Movie Musicals was the final category: Of the musicals to win an Oscar for Best Picture, 1 of the 2 with one-word titles based on & named for literary characters. Ed was able to name one—Gigi—while Tyler and Emma named the other—Oliver!. However, active Marine Tyler then shocked everyone: Only needing to make a standard cover bet of $2,801, Tyler bet his entire score $18,400 from the lead—a very risky move for the second time in the tournament (he did the same in the quarterfinals). However, the bet worked out for him this time, as his correct response put him in the final.

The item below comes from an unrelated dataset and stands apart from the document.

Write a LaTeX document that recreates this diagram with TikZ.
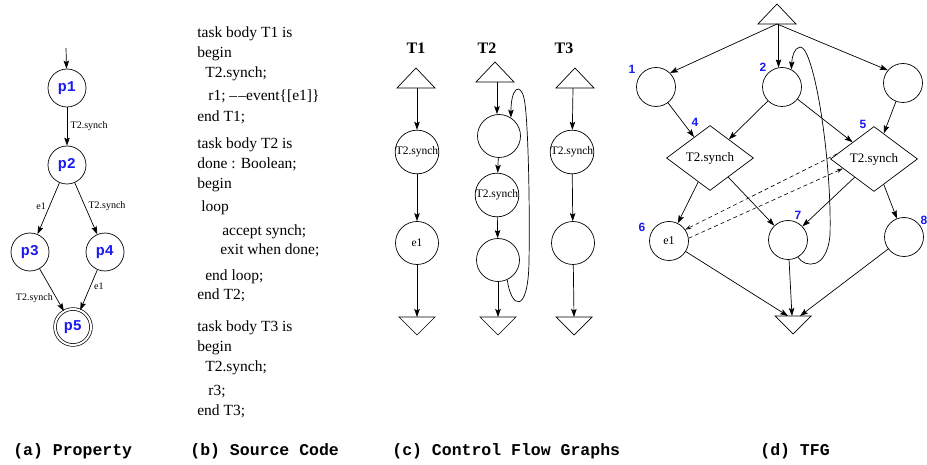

Semifinal #3, Thursday, Dec. 14
For the second time this week, a player went the entire first segment without ringing in. Today, it was Andrew Chaikin. For the second time this week, that player found themself in the lead going into Final Jeopardy; Andrew found his buzzer timing to pick up $12,600 on Daily Doubles. Yungsheng Wang played well enough to get $18,600 without a Daily Double, keeping Andrew from a runaway, while Garrett Marcotte struggled after an early Daily Double miss and sat third.
An old Jeopardy! favorite—Business—was the Final Jeopardy category today: Of the Big 4 U.S. airlines, the 4 that each have over 15% of the domestic market, it’s the youngest. Only Yungsheng could correctly name the youngest of the Big 4—Southwest—and claimed his second come-from-behind victory of the tournament, becoming the last of the three finalists.
Final, Game #1, Friday, Dec. 15
Gary Hollis hogged all the Daily Doubles in Game 1 of the two-day total-point final—neither Yungsheng Wang nor Tyler Vandenberg has played a Daily Double the entire event—but only got two of them correct, meaning that Yungsheng held the lead going into Final. Gary sat second, while Tyler—struggling on the buzzer in this one, getting in only 38% of the time—sat in third place.
The Wild West was the setting of the last clue of the week: In 1888’s “Ranch Life & the Hunting-Trail,” Teddy Roosevelt wrote his 2 ranch hands were “able to travel” like this animal. Only third-placed Tyler got “bull moose.” As if on cue, he went all-in for the third consecutive game, securing the lead at $17,600. Yungsheng and Gary lost over $8,000 apiece, leaving Yungsheng at $8,000 and Gary at $6,000 heading into Monday’s finale. It’s still anybody’s game, and I can’t wait to see what happens on Monday.
Other notes from the week:
- Next week features the final game of strike replacement programming with the conclusion of the final from Friday. We then move onto the Season 39 postseason games, starting with Second Chance. One interesting development that became known this week: they’re currently planning an untelevised play-in round for the Champions Wildcard event that follows Second Chance.
- The premiere date of U.K. Jeopardy! has also been announced: the show will air on ITV beginning Jan. 1.